Alternate battery technologies have their own problems including hourly discharge limits and potential environmental problems including leakage of, exposure to, and water table intrusion of lead, sulfuric acid, zinc, sulfur, chromium, cadmium, ethylene carbonate, and (vanadium) electrolyte.  This is reminiscent of California’s MTBE that seeped into the water table after its clean air attributes were promoted as beneficial to the public good.

GP Issue #4:  Great Park’s stealth cost for Irvine. 

OCPA mentions the possible future sale or transfer of Great Park solar to Irvine. 

Such would be a windfall for OCPA because it would off-load Great Park solar farm’s inevitable disposal and replacement costs for end-of-life solar panels and batteries, both considered hazardous waste, plus hazmat clean-up and remediation of chemical seepages, all payable by Irvine. 

Irvine has been taken advantage of by OCPA.  It’s a troubling development that, according to OCPA marketing literature, Irvine city councilman and OCPA board member James Mai will now deliver opening remarks at the April 28-30 CalCCA statewide convention in Irvine.  It is unknown if speaking fees or complimentary tickets are involved.

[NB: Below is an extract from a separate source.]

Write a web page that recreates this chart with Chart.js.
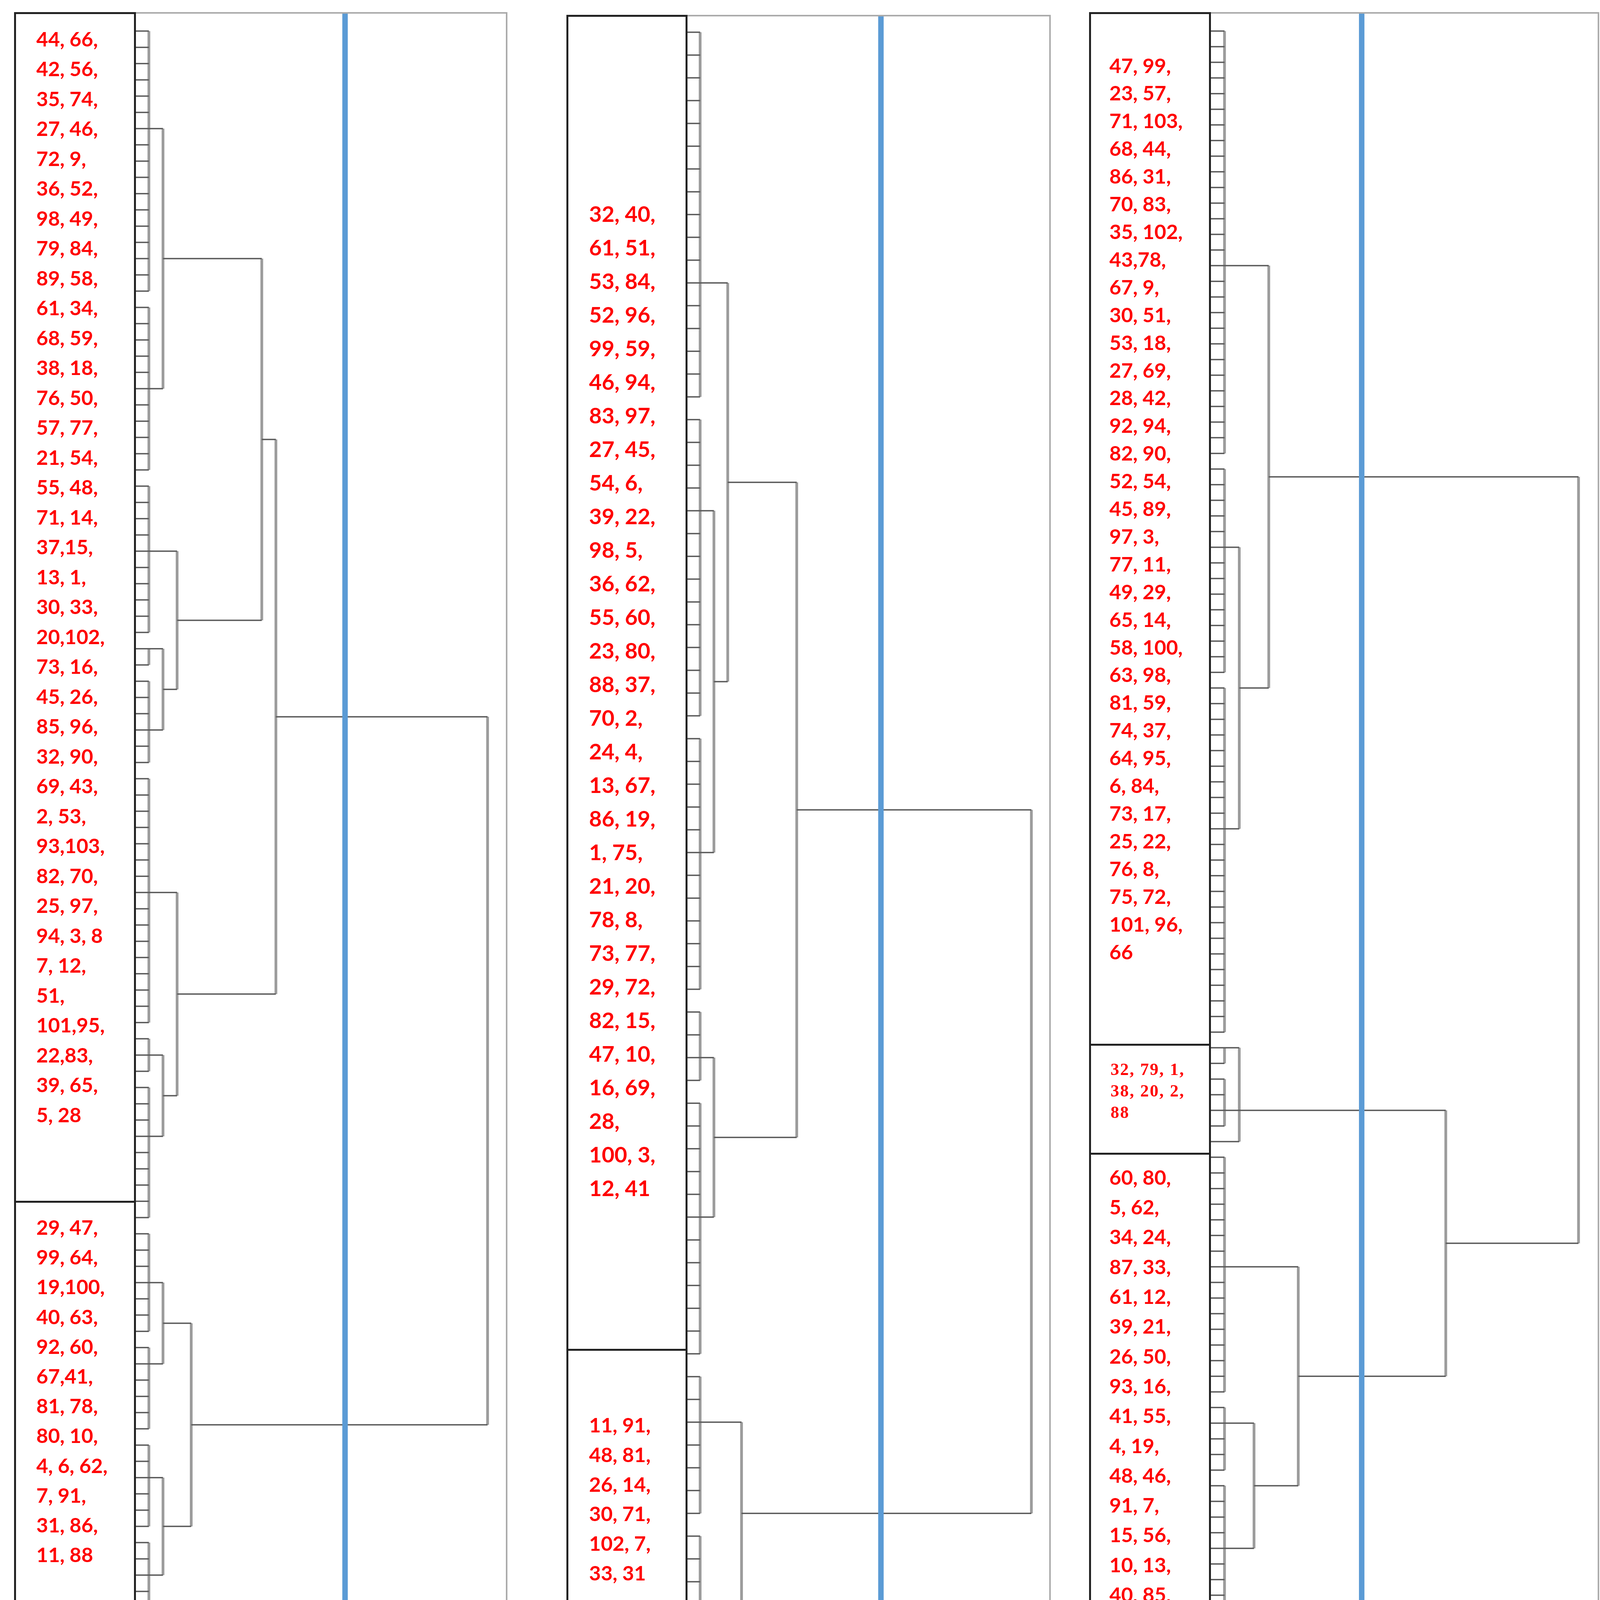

It’s time for Irvine’s city council to assume its leadership role as caretaker of Irvine taxpayers’ funds and sever ties with the promises-made, promises-continually-broken agency that’s incapable of managing its own financial house (even with its gaming).   

Irvine should liquidate its power contracts, claim its proportional share of OCPA’s reserve fund, enforce return of its $7.5 million loan, and pull the plug on OCPA.   

Jim Phelps is a former power contractor and utility rate analyst. He served four years volunteering in the rulemaking process helping implement energy reporting legislation at the California Energy Commission, codified by the California Public Utilities Commission.  Mr. Phelps is currently contributing to the Commission’s new Rulemaking for Power Source Disclosure Proposals on Hourly & Annual Accounting.  He is not a lobbyist or current or former employee of the electricity industry, oil & gas industry, or California regulatory agencies.